# 8.1: The Arctangent Function


## Definition

For any $$x \in \mathbb{R},$$ we call

$\arctan (x)=\int_{0}^{x} \frac{1}{1+t^{2}} d t$

the arctangent of $$x .$$

## Proposition $$\PageIndex{1}$$

The arctangent function is differentiable at every $$x \in \mathbb{R} .$$

Moreover, if $$f(x)=\arctan (x),$$ then

$f^{\prime}(x)=\frac{1}{1+x^{2}}.$

Proof

The result follows immediately from Theorem $$7.5 .4 .$$ $$\quad$$ Q.E.D.

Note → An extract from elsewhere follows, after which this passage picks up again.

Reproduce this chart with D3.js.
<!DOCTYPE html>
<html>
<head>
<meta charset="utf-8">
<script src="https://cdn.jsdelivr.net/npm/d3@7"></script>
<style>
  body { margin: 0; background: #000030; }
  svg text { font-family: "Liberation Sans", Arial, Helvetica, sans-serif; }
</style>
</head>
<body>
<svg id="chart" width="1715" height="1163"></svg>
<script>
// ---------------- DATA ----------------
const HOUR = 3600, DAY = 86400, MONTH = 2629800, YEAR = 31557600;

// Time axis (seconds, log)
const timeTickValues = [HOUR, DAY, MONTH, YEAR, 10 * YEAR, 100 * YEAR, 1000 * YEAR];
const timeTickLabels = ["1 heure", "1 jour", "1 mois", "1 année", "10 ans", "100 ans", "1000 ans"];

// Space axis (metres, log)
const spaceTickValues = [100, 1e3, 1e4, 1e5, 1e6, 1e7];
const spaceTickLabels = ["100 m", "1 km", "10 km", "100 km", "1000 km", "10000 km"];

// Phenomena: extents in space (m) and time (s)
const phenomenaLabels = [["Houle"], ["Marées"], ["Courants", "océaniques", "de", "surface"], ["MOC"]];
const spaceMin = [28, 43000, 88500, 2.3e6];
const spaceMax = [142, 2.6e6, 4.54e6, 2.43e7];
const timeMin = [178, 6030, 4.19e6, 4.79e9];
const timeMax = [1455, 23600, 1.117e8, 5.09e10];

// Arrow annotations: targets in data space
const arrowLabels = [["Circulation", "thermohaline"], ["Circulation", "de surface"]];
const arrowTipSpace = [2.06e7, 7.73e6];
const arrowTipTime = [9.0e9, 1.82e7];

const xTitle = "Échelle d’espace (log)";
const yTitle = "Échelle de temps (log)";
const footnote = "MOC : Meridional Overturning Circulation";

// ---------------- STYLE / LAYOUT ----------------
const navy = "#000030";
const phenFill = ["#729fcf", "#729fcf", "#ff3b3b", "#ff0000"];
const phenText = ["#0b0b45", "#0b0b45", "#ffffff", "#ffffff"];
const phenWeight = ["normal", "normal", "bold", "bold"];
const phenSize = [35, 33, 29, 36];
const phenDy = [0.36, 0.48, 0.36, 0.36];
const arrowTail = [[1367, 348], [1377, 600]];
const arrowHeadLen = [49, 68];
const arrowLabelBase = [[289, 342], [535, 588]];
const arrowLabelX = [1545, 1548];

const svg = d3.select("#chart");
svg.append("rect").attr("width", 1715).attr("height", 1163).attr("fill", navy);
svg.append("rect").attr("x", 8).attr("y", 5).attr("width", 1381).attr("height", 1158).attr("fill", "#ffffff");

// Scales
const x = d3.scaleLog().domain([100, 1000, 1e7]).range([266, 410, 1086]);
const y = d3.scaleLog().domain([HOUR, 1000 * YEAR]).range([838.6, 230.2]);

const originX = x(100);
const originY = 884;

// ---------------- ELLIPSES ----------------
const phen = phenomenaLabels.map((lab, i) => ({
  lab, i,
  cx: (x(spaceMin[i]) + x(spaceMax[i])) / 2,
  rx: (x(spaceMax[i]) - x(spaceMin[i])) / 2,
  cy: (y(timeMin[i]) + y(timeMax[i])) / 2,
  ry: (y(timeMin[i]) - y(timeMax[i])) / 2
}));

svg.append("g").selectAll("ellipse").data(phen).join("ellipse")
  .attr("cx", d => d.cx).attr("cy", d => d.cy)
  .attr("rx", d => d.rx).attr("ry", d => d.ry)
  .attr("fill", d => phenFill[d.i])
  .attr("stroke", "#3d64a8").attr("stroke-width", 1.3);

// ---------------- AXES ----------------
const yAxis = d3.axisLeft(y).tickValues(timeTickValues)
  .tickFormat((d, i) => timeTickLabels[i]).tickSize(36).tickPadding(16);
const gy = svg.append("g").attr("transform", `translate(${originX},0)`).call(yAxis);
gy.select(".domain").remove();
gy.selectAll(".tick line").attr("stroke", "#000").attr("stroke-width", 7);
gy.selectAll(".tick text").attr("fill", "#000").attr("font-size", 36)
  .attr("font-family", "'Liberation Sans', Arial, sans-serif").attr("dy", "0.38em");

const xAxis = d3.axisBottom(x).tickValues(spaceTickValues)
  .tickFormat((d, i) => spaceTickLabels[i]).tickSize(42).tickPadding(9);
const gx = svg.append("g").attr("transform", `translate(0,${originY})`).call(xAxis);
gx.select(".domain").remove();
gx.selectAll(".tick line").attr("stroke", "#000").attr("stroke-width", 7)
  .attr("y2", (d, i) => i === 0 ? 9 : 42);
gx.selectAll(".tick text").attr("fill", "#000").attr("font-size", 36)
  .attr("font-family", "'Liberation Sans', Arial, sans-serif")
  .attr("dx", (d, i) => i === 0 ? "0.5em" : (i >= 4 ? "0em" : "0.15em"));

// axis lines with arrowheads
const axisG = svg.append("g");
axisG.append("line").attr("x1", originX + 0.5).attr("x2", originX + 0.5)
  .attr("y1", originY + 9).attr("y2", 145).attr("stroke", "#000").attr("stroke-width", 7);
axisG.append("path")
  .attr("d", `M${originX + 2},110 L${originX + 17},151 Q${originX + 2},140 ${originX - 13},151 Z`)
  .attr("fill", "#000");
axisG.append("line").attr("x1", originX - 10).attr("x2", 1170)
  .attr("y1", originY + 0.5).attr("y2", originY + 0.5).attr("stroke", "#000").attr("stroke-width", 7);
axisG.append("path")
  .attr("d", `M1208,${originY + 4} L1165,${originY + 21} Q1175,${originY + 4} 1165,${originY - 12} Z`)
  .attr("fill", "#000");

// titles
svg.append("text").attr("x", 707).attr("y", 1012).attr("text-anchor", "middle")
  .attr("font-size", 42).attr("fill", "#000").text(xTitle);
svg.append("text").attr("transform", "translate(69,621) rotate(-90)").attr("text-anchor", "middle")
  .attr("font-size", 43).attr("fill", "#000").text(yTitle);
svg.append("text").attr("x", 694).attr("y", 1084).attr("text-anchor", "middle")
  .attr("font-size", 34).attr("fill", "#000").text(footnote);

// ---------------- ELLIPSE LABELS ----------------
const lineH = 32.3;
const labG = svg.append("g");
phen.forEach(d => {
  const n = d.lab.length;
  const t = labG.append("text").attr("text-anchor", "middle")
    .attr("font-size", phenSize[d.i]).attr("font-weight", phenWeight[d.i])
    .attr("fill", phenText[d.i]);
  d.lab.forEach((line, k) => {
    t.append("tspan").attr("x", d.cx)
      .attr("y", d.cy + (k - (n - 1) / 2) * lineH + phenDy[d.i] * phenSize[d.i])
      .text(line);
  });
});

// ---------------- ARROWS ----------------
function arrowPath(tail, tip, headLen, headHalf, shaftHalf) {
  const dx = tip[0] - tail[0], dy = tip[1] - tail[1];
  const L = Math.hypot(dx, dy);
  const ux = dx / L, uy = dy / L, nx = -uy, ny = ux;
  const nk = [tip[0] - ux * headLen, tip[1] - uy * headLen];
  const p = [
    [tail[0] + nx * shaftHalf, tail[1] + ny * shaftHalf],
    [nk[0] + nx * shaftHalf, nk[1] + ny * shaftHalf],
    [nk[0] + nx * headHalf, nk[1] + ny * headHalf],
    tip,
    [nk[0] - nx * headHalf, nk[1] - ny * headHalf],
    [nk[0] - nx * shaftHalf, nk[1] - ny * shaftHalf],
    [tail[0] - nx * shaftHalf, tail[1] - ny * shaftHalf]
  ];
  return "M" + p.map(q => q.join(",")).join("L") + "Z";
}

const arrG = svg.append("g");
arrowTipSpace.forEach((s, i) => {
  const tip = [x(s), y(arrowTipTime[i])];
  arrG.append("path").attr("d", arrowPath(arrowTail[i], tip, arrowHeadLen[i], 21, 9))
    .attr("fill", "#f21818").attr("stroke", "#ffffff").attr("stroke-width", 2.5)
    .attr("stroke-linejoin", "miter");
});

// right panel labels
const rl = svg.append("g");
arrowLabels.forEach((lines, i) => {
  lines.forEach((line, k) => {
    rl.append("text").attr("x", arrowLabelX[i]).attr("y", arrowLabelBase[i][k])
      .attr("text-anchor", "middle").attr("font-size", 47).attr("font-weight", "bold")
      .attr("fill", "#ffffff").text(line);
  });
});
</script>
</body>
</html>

## Proposition $$\PageIndex{2}$$

The arctangent is increasing on $$\mathbb{R}$$.

Proof

The result follows immediately from the previous proposition and the fact that

$\frac{1}{1+x^{2}}>0$

for every $$x \in \mathbb{R}$$. $$\quad$$ Q.E.D.

## Definition

$$\pi=2 \lim _{x \rightarrow+\infty} \arctan (x)=2 \int_{0}^{+\infty} \frac{1}{1+t^{2}} d t$$

Note that $$0<\pi<4$$ by Example $$7.7 .1 .$$

The following proposition says that the arctangent function is an odd function.

## Theorem $$\PageIndex{3}$$

For any $$x \in \mathbb{R},$$ arctan $$(x)=-\arctan (-x)$$.

Proof

Using the substitution $$t=-u,$$ we have

\begin{aligned} \arctan (x)=\int_{0}^{x} \frac{1}{1+t^{2}} d t=-\int_{0}^{-x} \frac{1}{1+u^{2}} d u=-\arctan (-x). & \end{aligned}

Q.E.D.

It now follows that

$\lim _{x \rightarrow-\infty} \arctan (x)=-\lim _{x \rightarrow-\infty} \arctan (-x)=-\frac{\pi}{2}.$

Hence the range of the arctangent function is $$\left(-\frac{\pi}{2}, \frac{\pi}{2}\right)$$.

## Proposition $$\PageIndex{4}$$

If $$x>0,$$ then

$\arctan (x)+\arctan \left(\frac{1}{x}\right)=\frac{\pi}{2}.$

Proof

Using the substitution $$t=\frac{1}{u},$$ we have

\begin{aligned} \arctan \left(\frac{1}{x}\right) &=\int_{0}^{\frac{1}{x}} \frac{1}{1+t^{2}} d t \\ &=\int_{+\infty}^{x} \frac{1}{1+\frac{1}{u^{2}}}\left(-\frac{1}{u^{2}}\right) d u \\ &=-\int_{+\infty}^{x} \frac{1}{1+u^{2}} d u \\ &=\int_{x}^{+\infty} \frac{1}{1+u^{2}} d u \\ &=\frac{\pi}{2}-\int_{0}^{x} \frac{1}{1+u^{2}} d u \\ &=\frac{\pi}{2}-\arctan (x). \end{aligned}

Q.E.D.

## Proposition $$\PageIndex{5}$$

If $$x<0$$, then

$\arctan (x)+\arctan \left(\frac{1}{x}\right)=-\frac{\pi}{2}.$

Proof

The result follows immediately from the preceding proposition and the fact that arctangent is an odd function.

## Exercise $$\PageIndex{1}$$

Show that arctan $$(1)=\frac{\pi}{4}$$ and $$\arctan (-1)=-\frac{\pi}{4}$$.